**WRITTEN INSTRUCTION**
Look at the data below and print exactly the lines from its first line through the line with "(38,48) rectangle (1095,748);"; the pictures stay out of the copy.

****************

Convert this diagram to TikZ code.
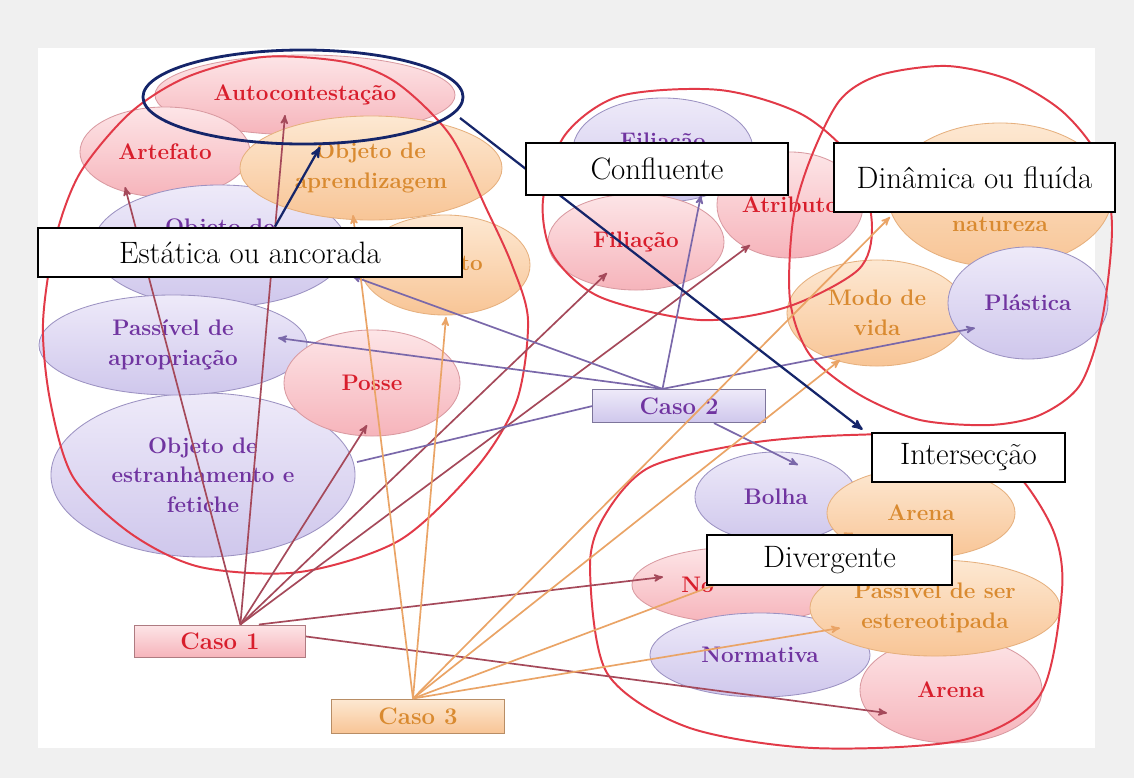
\documentclass[tikz,border=0pt]{standalone}
\usetikzlibrary{shapes,backgrounds}
\usetikzlibrary{arrows,calc}

\definecolor{rosaclaro}{HTML}{FDE5E7}
\definecolor{rosafundo}{HTML}{F6B4BB}
\definecolor{rosaborda}{HTML}{D99AA1}
\definecolor{rosatexto}{HTML}{D81E2C}
\definecolor{laranjaclaro}{HTML}{FDE8D2}
\definecolor{laranjafundo}{HTML}{F8C596}
\definecolor{laranjaborda}{HTML}{E6B07E}
\definecolor{laranjatexto}{HTML}{D98A30}
\definecolor{lilasclaro}{HTML}{EEEAF9}
\definecolor{lilasfundo}{HTML}{CFC7EC}
\definecolor{lilasborda}{HTML}{9C92C2}
\definecolor{lilastexto}{HTML}{7034A0}
\definecolor{vermelho}{HTML}{E23A48}
\definecolor{marinho}{HTML}{15256A}
\definecolor{caso1cor}{HTML}{A5495A}
\definecolor{caso2cor}{HTML}{7A68AA}
\definecolor{caso3cor}{HTML}{EAA466}

\begin{document}
\begin{tikzpicture}[x=0.025cm,y=-0.025cm,
  ell/.style 2 args={ellipse,inner sep=0pt,align=center,line width=0.6pt,
    minimum width=#1*0.05cm,minimum height=#2*0.05cm,
    font=\fontsize{16}{21}\selectfont\bfseries},
  rosa/.style={draw=rosaborda,top color=rosaclaro,bottom color=rosafundo,text=rosatexto},
  laranja/.style={draw=laranjaborda,top color=laranjaclaro,bottom color=laranjafundo,text=laranjatexto},
  lilas/.style={draw=lilasborda,top color=lilasclaro,bottom color=lilasfundo,text=lilastexto},
  caso/.style={rectangle,inner sep=0pt,line width=0.7pt,minimum width=4.3cm,minimum height=0.83cm,
    font=\fontsize{17}{19}\selectfont\bfseries},
  rotulo/.style 2 args={rectangle,draw=black,fill=white,line width=2pt,inner sep=0pt,
    minimum width=#1*0.025cm,minimum height=#2*0.025cm,font=\fontsize{22}{26}\selectfont},
  mao/.style={draw=vermelho,line width=1.4pt,line join=round},
  liga1/.style={->,>=stealth',line width=1.2pt,draw=caso1cor},
  liga2/.style={->,>=stealth',line width=1.2pt,draw=caso2cor},
  liga3/.style={->,>=stealth',line width=1.2pt,draw=caso3cor},
  ligaazul/.style={->,>=stealth',line width=1.6pt,draw=marinho}]

% moldura
\fill[gray!12] (0,0) rectangle (1134,778);
\fill[white] (38,48) rectangle (1095,748);

% grupo da esquerda
\node[ell={150}{40},rosa] (autoc) at (305,95) {Autocontestação};
\node[ell={85}{45},rosa] (artef) at (165,152) {Artefato};
\node[ell={127}{61},lilas] (objde) at (220,246) {Objeto de\\[7pt]\mbox{}};
\node[ell={131}{52},laranja] (aprend) at (371,168) {Objeto de\\aprendizagem};
\node[ell={85}{50},laranja] (objto) at (445,265) {\phantom{Obje}to};
\node[ell={152}{82},lilas] (estran) at (203,475) {Objeto de\\estranhamento e\\fetiche};
\node[ell={134}{50},lilas] (passiv) at (173,345) {Passível de\\apropriação};
\node[ell={88}{53},rosa] (posse) at (372,383) {Posse};

% grupo do meio
\node[ell={90}{52},lilas] (filp) at (663,150) {Filiação\\[-8pt]\mbox{}};
\node[ell={88}{48},rosa] (filr) at (636,242) {Filiação};
\node[ell={73}{53},rosa] (atrib) at (790,205) {Atributo};

% grupo da direita
\node[ell={112}{72},laranja] (natur) at (1000,195) {\mbox{}\\[31pt]natureza};
\node[ell={90}{53},laranja] (modo) at (877,313) {Modo de\\vida};
\node[ell={80}{56},lilas] (plast) at (1028,303) {Plástica};

% grupo de baixo
\node[ell={81}{45},lilas] (bolha) at (776,497) {Bolha};
\node[ell={94}{45},laranja] (arenao) at (921,513) {Arena};
\node[ell={108}{38},rosa] (nor) at (740,585) {No\phantom{rmativa}};
\node[ell={110}{42},lilas] (normat) at (760,655) {Normativa};
\node[ell={91}{53},rosa] (arenap) at (951,690) {Arena};
\node[ell={125}{48},laranja] (passer) at (935,608) {Passível de ser\\estereotipada};

% circulos a mao
\draw[mao] plot[smooth cycle] coordinates {(43,323) (55,240) (80,173) (130,113) (187,77) (263,57)
  (345,62) (397,83) (450,135) (487,210) (512,265) (528,320) (517,400) (477,467) (400,540)
  (300,572) (200,567) (130,533) (73,477) (50,400)};
\draw[mao] plot[smooth cycle] coordinates {(543,200) (565,135) (620,96) (720,90) (803,115)
  (857,165) (872,227) (858,270) (787,307) (700,320) (600,297) (553,255)};
\draw[mao] plot[smooth cycle] coordinates {(790,300) (793,220) (810,160) (840,100) (880,75)
  (947,66) (1010,80) (1063,112) (1100,160) (1112,227) (1102,320) (1080,385) (1040,415)
  (990,425) (920,420) (860,395) (810,355)};
\draw[mao] plot[smooth cycle] coordinates {(590,567) (605,515) (650,467) (750,443) (850,435)
  (950,437) (1013,470) (1053,530) (1062,590) (1040,695) (963,740) (813,748) (687,727)
  (607,673)};

% casos
\node[caso,draw=rosaborda!80!black,top color=rosaclaro,bottom color=rosafundo,text=rosatexto,
  minimum width=4.28cm,minimum height=0.8cm] (caso1) at (220,641) {Caso 1};
\node[caso,draw=lilasborda!80!black,top color=lilasclaro,bottom color=lilasfundo,text=lilastexto] (caso2) at (679,406) {Caso 2};
\node[caso,draw=laranjaborda!80!black,top color=laranjaclaro,bottom color=laranjafundo,text=laranjatexto,
  minimum height=0.85cm] (caso3) at (418,716) {Caso 3};

% ligacoes caso 1
\draw[liga1] (caso1.39) -- ($(autoc)+(-20,20)$);
\draw[liga1] (caso1.39) -- ($(artef)+(-40,35)$);
\draw[liga1] (caso1.39) -- ($(posse)+(-5,42)$);
\draw[liga1] (caso1.39) -- ($(filr)+(-29,31)$);
\draw[liga1] (caso1.39) -- ($(atrib)+(-40,40)$);
\draw[liga1] (caso1.23) -- ($(nor)+(-77,-8)$);
\draw[liga1] (caso1.3) -- ($(arenap)+(-64,23)$);

% ligacoes caso 2
\draw[liga2] (caso2.134) -- ($(passiv)+(105,-7)$);
\draw[liga2] (caso2.134) -- ($(objde)+(132,30)$);
\draw[liga2] (caso2.134) -- ($(filp)+(38,45)$);
\draw[liga2] (caso2.134) -- ($(plast)+(-53,25)$);
\draw[line width=1.2pt,draw=caso2cor] (caso2.west) -- ($(estran)+(154,-13)$);
\draw[liga2] (caso2.-26) -- ($(bolha)+(22,-32)$);

% ligacoes caso 3
\draw[liga3] (caso3.106) -- ($(aprend)+(-18,47)$);
\draw[liga3] (caso3.106) -- ($(objto)+(1,52)$);
\draw[liga3] (caso3.106) -- ($(natur)+(-110,22)$);
\draw[liga3] (caso3.106) -- ($(modo)+(-37,47)$);
\draw[liga3] (caso3.106) -- ($(arenao)+(-68,20)$);
\draw[liga3] (caso3.106) -- ($(passer)+(-95,20)$);

% destaque e rotulos
\node[ellipse,draw=marinho,line width=2pt,minimum width=8cm,minimum height=2.35cm] (destaque) at (303,97) {};
\node[rotulo={193}{49}] (inter) at (968.5,457.5) {Intersecção};
\draw[ligaazul] ($(destaque)+(157,21)$) -- ($(inter.north west)+(-8,-2)$);
\node[rotulo={424}{49}] (estat) at (250,252.5) {Estática ou ancorada};
\draw[ligaazul] ($(estat.north)+(25,0)$) -- ($(destaque)+(17,50)$);
\node[rotulo={262}{52}] (confl) at (657,169) {Confluente};
\node[rotulo={281}{69}] (dinam) at (974.5,177.5) {Dinâmica ou fluída};
\node[rotulo={245}{50}] (diverg) at (829.5,560) {Divergente};
\end{tikzpicture}
\end{document}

****************

**EXERCISE OUTPUT**
Convert this diagram to TikZ code.
\documentclass[tikz,border=0pt]{standalone}
\usetikzlibrary{shapes,backgrounds}
\usetikzlibrary{arrows,calc}

\definecolor{rosaclaro}{HTML}{FDE5E7}
\definecolor{rosafundo}{HTML}{F6B4BB}
\definecolor{rosaborda}{HTML}{D99AA1}
\definecolor{rosatexto}{HTML}{D81E2C}
\definecolor{laranjaclaro}{HTML}{FDE8D2}
\definecolor{laranjafundo}{HTML}{F8C596}
\definecolor{laranjaborda}{HTML}{E6B07E}
\definecolor{laranjatexto}{HTML}{D98A30}
\definecolor{lilasclaro}{HTML}{EEEAF9}
\definecolor{lilasfundo}{HTML}{CFC7EC}
\definecolor{lilasborda}{HTML}{9C92C2}
\definecolor{lilastexto}{HTML}{7034A0}
\definecolor{vermelho}{HTML}{E23A48}
\definecolor{marinho}{HTML}{15256A}
\definecolor{caso1cor}{HTML}{A5495A}
\definecolor{caso2cor}{HTML}{7A68AA}
\definecolor{caso3cor}{HTML}{EAA466}

\begin{document}
\begin{tikzpicture}[x=0.025cm,y=-0.025cm,
  ell/.style 2 args={ellipse,inner sep=0pt,align=center,line width=0.6pt,
    minimum width=#1*0.05cm,minimum height=#2*0.05cm,
    font=\fontsize{16}{21}\selectfont\bfseries},
  rosa/.style={draw=rosaborda,top color=rosaclaro,bottom color=rosafundo,text=rosatexto},
  laranja/.style={draw=laranjaborda,top color=laranjaclaro,bottom color=laranjafundo,text=laranjatexto},
  lilas/.style={draw=lilasborda,top color=lilasclaro,bottom color=lilasfundo,text=lilastexto},
  caso/.style={rectangle,inner sep=0pt,line width=0.7pt,minimum width=4.3cm,minimum height=0.83cm,
    font=\fontsize{17}{19}\selectfont\bfseries},
  rotulo/.style 2 args={rectangle,draw=black,fill=white,line width=2pt,inner sep=0pt,
    minimum width=#1*0.025cm,minimum height=#2*0.025cm,font=\fontsize{22}{26}\selectfont},
  mao/.style={draw=vermelho,line width=1.4pt,line join=round},
  liga1/.style={->,>=stealth',line width=1.2pt,draw=caso1cor},
  liga2/.style={->,>=stealth',line width=1.2pt,draw=caso2cor},
  liga3/.style={->,>=stealth',line width=1.2pt,draw=caso3cor},
  ligaazul/.style={->,>=stealth',line width=1.6pt,draw=marinho}]

% moldura
\fill[gray!12] (0,0) rectangle (1134,778);
\fill[white] (38,48) rectangle (1095,748);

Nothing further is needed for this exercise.